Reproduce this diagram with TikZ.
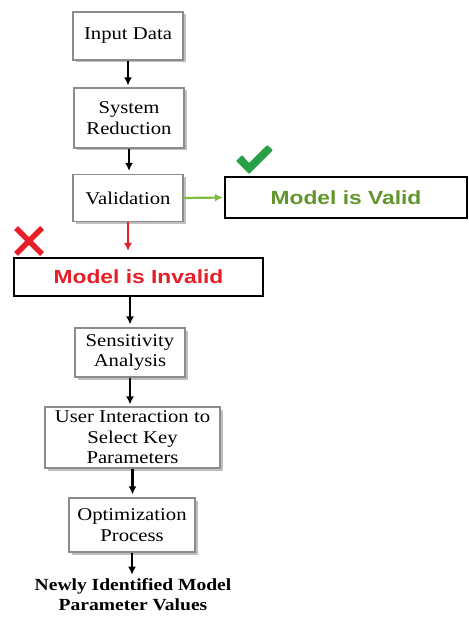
\documentclass[tikz,border=0pt]{standalone}
\usepackage{fontspec}
\setmainfont[FakeStretch=1.15]{Liberation Serif}
\newfontfamily\signfont[FakeStretch=1.2]{Liberation Sans}
\usetikzlibrary{positioning,arrows.meta,shadows}
\definecolor{okgreen}{RGB}{98,150,45}
\definecolor{okarrow}{RGB}{125,190,60}
\definecolor{tickgreen}{RGB}{40,160,70}
\definecolor{badred}{RGB}{230,30,40}
\tikzset{
  stepbox/.style={draw=black!45, line width=1.2pt, fill=white, align=center, inner sep=0pt,
    font=\fontsize{18}{20.5}\selectfont,
    drop shadow={shadow xshift=2.5pt, shadow yshift=-2.5pt, fill=black!25, opacity=1}},
  signbox/.style={draw=black, line width=2.2pt, fill=white, inner sep=0pt,
    font=\signfont\bfseries\fontsize{19}{22}\selectfont},
  flow/.style={-{Latex[length=8pt,width=8pt]}, line width=2.2pt}
}

\begin{document}
\begin{tikzpicture}[x=1pt,y=-1pt]
            \useasboundingbox (0,0) rectangle (468,617);
            \node[stepbox, minimum width=110pt, minimum height=48pt] (input) at (128,36) {Input Data};
            \node[stepbox, minimum width=110pt, minimum height=60pt] (reduce) at (129,118) {System\\Reduction};
            \node[stepbox, minimum width=110pt, minimum height=47pt] (check) at (128,198) {Validation};
            \node[signbox, text=okgreen, minimum width=242pt, minimum height=41pt] (valid) at (346,197.5) {Model is Valid};
            \node[signbox, text=badred, minimum width=249pt, minimum height=38pt] (invalid) at (138.5,277) {Model is Invalid};
            \node[stepbox, minimum width=110pt, minimum height=49pt] (sens) at (130,352.5) {Sensitivity\\Analysis};
            \node[stepbox, minimum width=175pt, minimum height=61pt] (user) at (132.5,437.5) {User Interaction to\\Select Key\\Parameters};
            \node[stepbox, minimum width=126pt, minimum height=54pt] (optim) at (132,525) {Optimization\\Process};
            \node[align=center, inner sep=0pt, font=\bfseries\fontsize{17}{20}\selectfont] (result) at (133,595) {Newly Identified Model\\Parameter Values};
            \draw[flow] (input.south) -- ([yshift=2pt]input.south |- reduce.north);
            \draw[flow] (reduce.south) -- ([yshift=3pt]reduce.south |- check.north);
            \draw[flow, okarrow] (check.east) -- ([xshift=-1pt]valid.west);
            \draw[flow, badred, line width=1.8pt] (check.south) -- ([yshift=6pt]check.south |- invalid.north);
            \draw[flow] (invalid.south -| sens.north) -- ([yshift=3pt]sens.north);
            \draw[flow] (sens.south) -- ([yshift=2pt]sens.south |- user.north);
            \draw[flow] (user.south) -- ([yshift=3pt]user.south |- optim.north);
            \draw[flow] (optim.south) -- ([yshift=4pt]optim.south |- result.north);
            % tick and cross marks
            \fill[tickgreen, rounded corners=1pt] (236,161) -- (242,155) -- (249,163) -- (267,145) -- (273,150) -- (249,174) -- cycle;
            \draw[badred, line width=5.5pt] (16,228) -- (42,254) (42,228) -- (16,254);
        \end{tikzpicture}
\end{document}
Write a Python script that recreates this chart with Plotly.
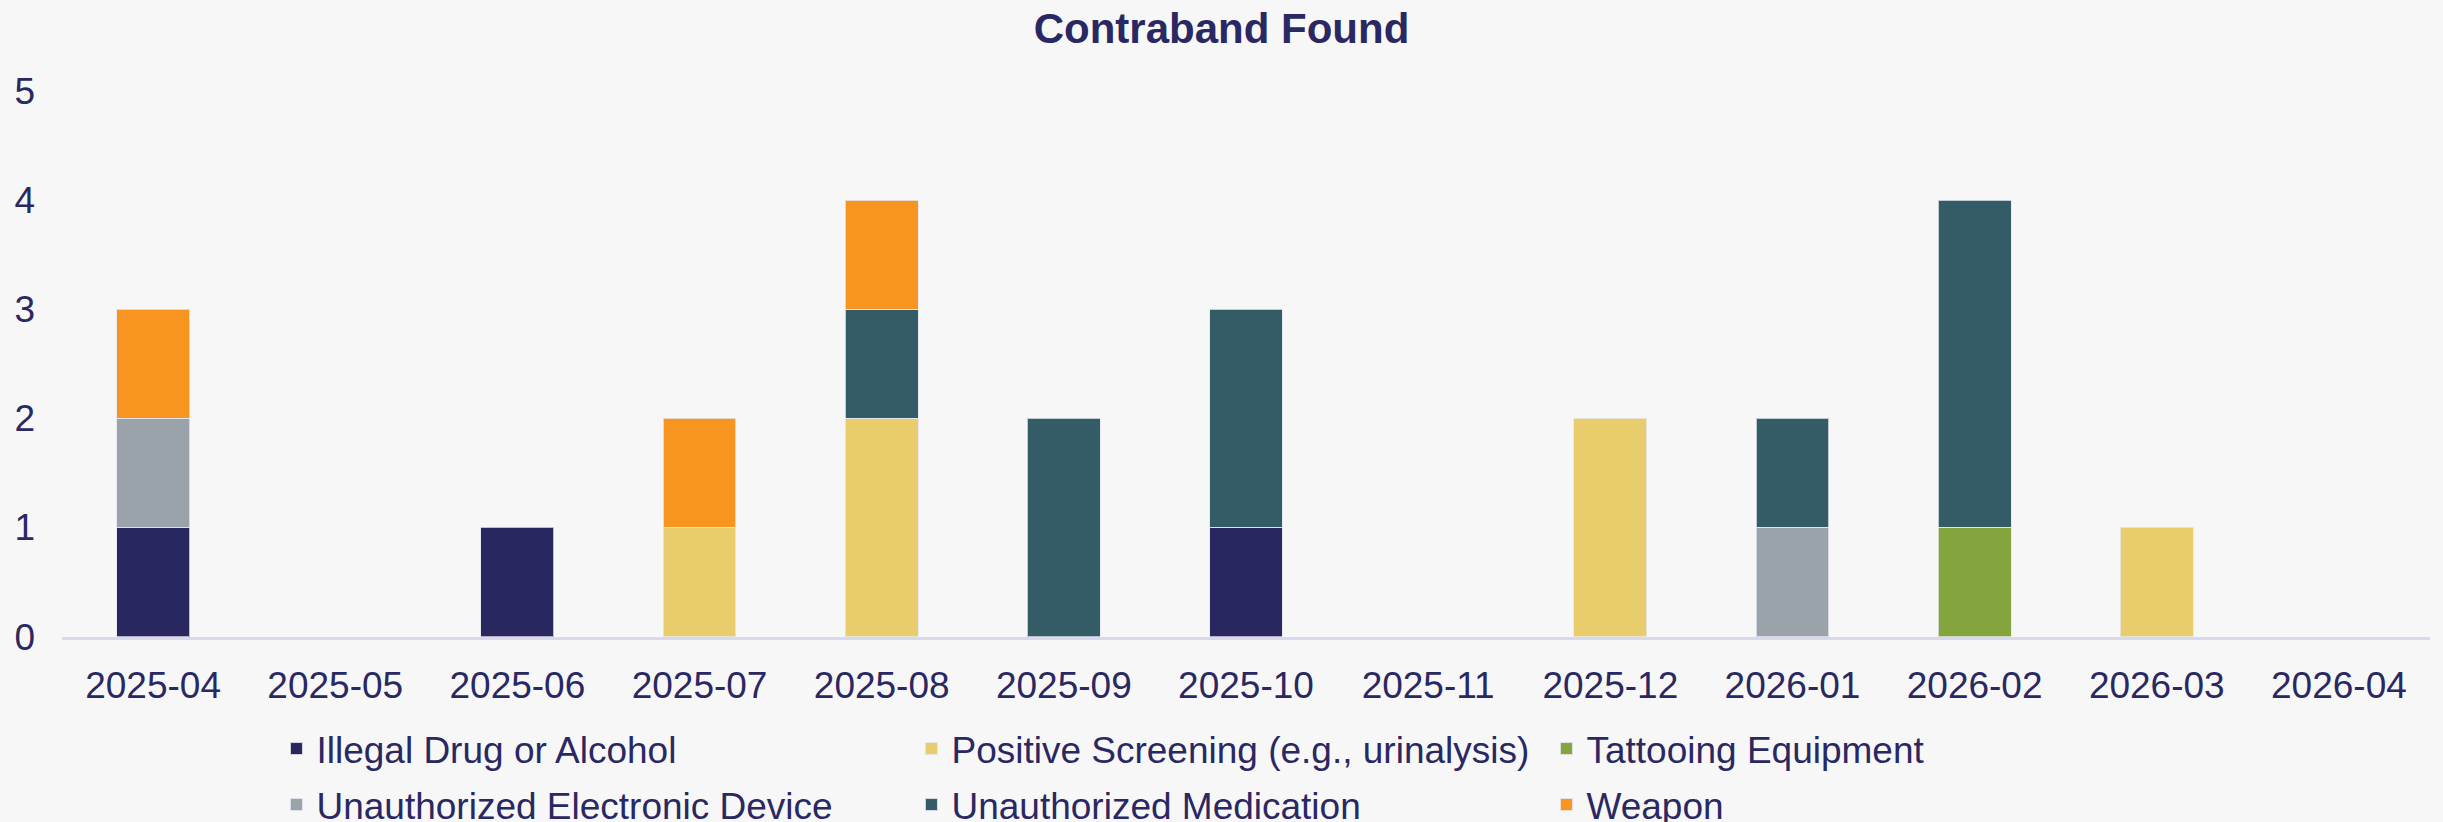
import plotly.graph_objects as go

months = ["2025-04", "2025-05", "2025-06", "2025-07", "2025-08", "2025-09", "2025-10",
          "2025-11", "2025-12", "2026-01", "2026-02", "2026-03", "2026-04"]

illegal_drug = [1, 0, 1, 0, 0, 0, 1, 0, 0, 0, 0, 0, 0]
positive_screening = [0, 0, 0, 1, 2, 0, 0, 0, 2, 0, 0, 1, 0]
tattooing = [0, 0, 0, 0, 0, 0, 0, 0, 0, 0, 1, 0, 0]
electronic = [1, 0, 0, 0, 0, 0, 0, 0, 0, 1, 0, 0, 0]
medication = [0, 0, 0, 0, 1, 2, 2, 0, 0, 1, 3, 0, 0]
weapon = [1, 0, 0, 1, 1, 0, 0, 0, 0, 0, 0, 0, 0]

series = [
    ("Illegal Drug or Alcohol", illegal_drug, "#29275f", "legend"),
    ("Positive Screening (e.g., urinalysis)", positive_screening, "#e9cc6b", "legend"),
    ("Tattooing Equipment", tattooing, "#84a43e", "legend"),
    ("Unauthorized Electronic Device", electronic, "#9ba3aa", "legend2"),
    ("Unauthorized Medication", medication, "#335c66", "legend2"),
    ("Weapon", weapon, "#f89521", "legend2"),
]

FONT = "Liberation Sans, Arial, sans-serif"
TXT = "#2a2862"

fig = go.Figure()
for name, vals, color, lg in series:
    fig.add_trace(go.Bar(
        x=months, y=[v if v else None for v in vals], name=name, legend=lg,
        marker=dict(color=color, line=dict(color="rgba(230,230,240,0.8)", width=1)),
    ))

legend_common = dict(orientation="h", x=0.4928, xanchor="center", xref="paper",
                     yanchor="middle", yref="container",
                     traceorder="normal", entrywidth=590, entrywidthmode="pixels",
                     font=dict(family=FONT, size=37, color=TXT), bgcolor="rgba(0,0,0,0)")

fig.update_layout(
    width=2443, height=822,
    barmode="stack", bargap=0.6,
    paper_bgcolor="#f7f7f7", plot_bgcolor="#f7f7f7",
    margin=dict(l=62, r=13, t=91, b=184),
    font=dict(family=FONT, size=37, color=TXT),
    title=dict(text="<b>Contraband Found</b>", x=0.5, xanchor="center",
               y=1 - 28 / 822, yanchor="middle", yref="container",
               font=dict(family=FONT, size=42, color=TXT)),
    xaxis=dict(type="category", range=[-0.5, 12.5], showgrid=False, zeroline=False,
               showline=True, linecolor="#d8d8ef", linewidth=3,
               ticks="", ticklabelstandoff=14, tickfont=dict(size=37, color=TXT)),
    yaxis=dict(range=[0, 5], dtick=1, showgrid=False, zeroline=False, showline=False,
               ticks="", ticklabelstandoff=26, tickfont=dict(size=37, color=TXT)),
    legend=dict(legend_common, y=1 - 749 / 822),
    legend2=dict(legend_common, y=1 - 805 / 822),
    showlegend=True,
)

fig.write_html("out.html", config={"displayModeBar": False},
               post_script="document.body.style.margin='0';")
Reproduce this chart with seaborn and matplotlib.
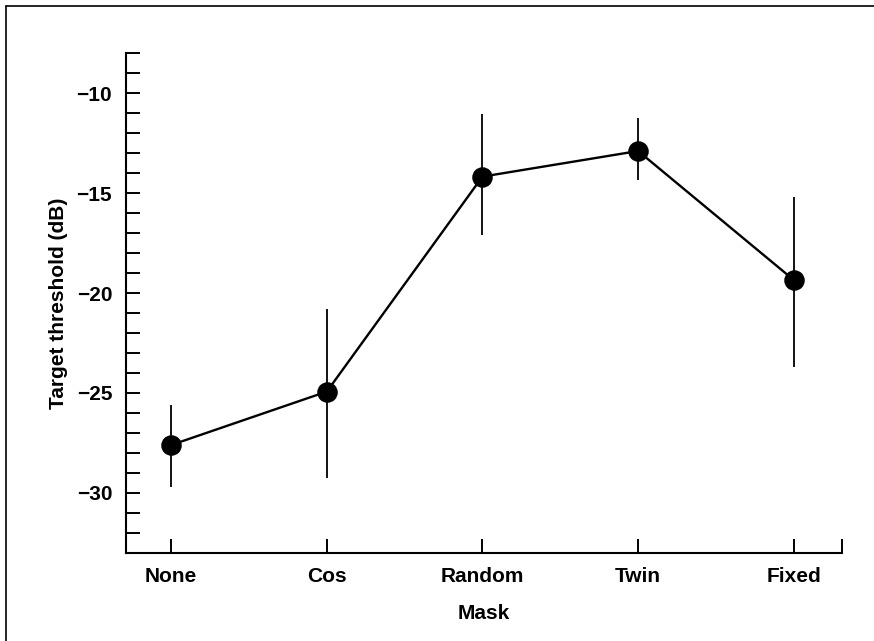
import matplotlib
matplotlib.use("Agg")
import matplotlib.pyplot as plt
from matplotlib.lines import Line2D
from matplotlib.ticker import MultipleLocator
import seaborn as sns
import pandas as pd

# Mean masked thresholds per masker condition, with error-bar extents
masks = ["None", "Cos", "Random", "Twin", "Fixed"]
threshold = [-27.6, -24.93, -14.18, -12.9, -19.35]
err_upper = [-25.6, -20.8, -11.05, -11.27, -15.18]
err_lower = [-29.68, -29.27, -17.1, -14.35, -23.68]

df = pd.DataFrame({"Mask": masks, "Threshold": threshold})

sns.set_style("ticks")
plt.rcParams["font.family"] = ["Liberation Sans", "DejaVu Sans"]
plt.rcParams["font.weight"] = "bold"
plt.rcParams["text.color"] = "black"
plt.rcParams["axes.labelcolor"] = "black"
plt.rcParams["xtick.color"] = "black"
plt.rcParams["ytick.color"] = "black"

fig = plt.figure(figsize=(8.74, 6.41), dpi=100)
ax = fig.add_axes([0.1442, 0.1373, 0.9634 - 0.1442, 0.9173 - 0.1373])

ax.vlines(range(len(masks)), err_lower, err_upper, color="black",
          linewidth=1.3, zorder=1)
sns.pointplot(data=df, x="Mask", y="Threshold", order=masks, color="black",
              errorbar=None, markers="o", markersize=13.5, linewidth=1.7,
              ax=ax, zorder=3)

ax.set_xlim(-0.29, 4.31)
ax.set_ylim(-33, -8)
ax.set_xticks(list(range(len(masks))) + [4.31])
ax.set_xticklabels(masks + [""])
ax.yaxis.set_major_locator(MultipleLocator(5))
ax.yaxis.set_minor_locator(MultipleLocator(1))

for s in ("top", "right"):
    ax.spines[s].set_visible(False)
for s in ("left", "bottom"):
    ax.spines[s].set_linewidth(1.5)
    ax.spines[s].set_color("black")

ax.tick_params(axis="both", which="both", direction="in", length=10,
               width=1.4, colors="black", labelcolor="black", labelsize=15,
               pad=10)
ax.tick_params(axis="y", which="minor", length=10)
for lab in ax.get_xticklabels() + ax.get_yticklabels():
    lab.set_fontweight("bold")

ax.set_xlabel("Mask", fontsize=15, fontweight="bold", labelpad=13,
              color="black")
ax.set_ylabel("Target threshold (dB)", fontsize=15, fontweight="bold",
              labelpad=6, color="black")

# Outer frame lines along the top and left of the figure
fig.add_artist(Line2D([6 / 874, 1.0], [1 - 6 / 641, 1 - 6 / 641],
                      transform=fig.transFigure, color="black", linewidth=1.2))
fig.add_artist(Line2D([6 / 874, 6 / 874], [0.0, 1 - 6 / 641],
                      transform=fig.transFigure, color="black", linewidth=1.2))

fig.savefig("out.png", dpi=100)
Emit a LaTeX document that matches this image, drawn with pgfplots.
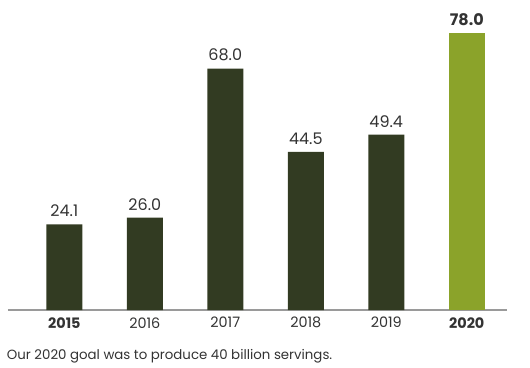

==================================================

What you will do ▸
Write only the number of lines that include "seaborn".

The result ▸
2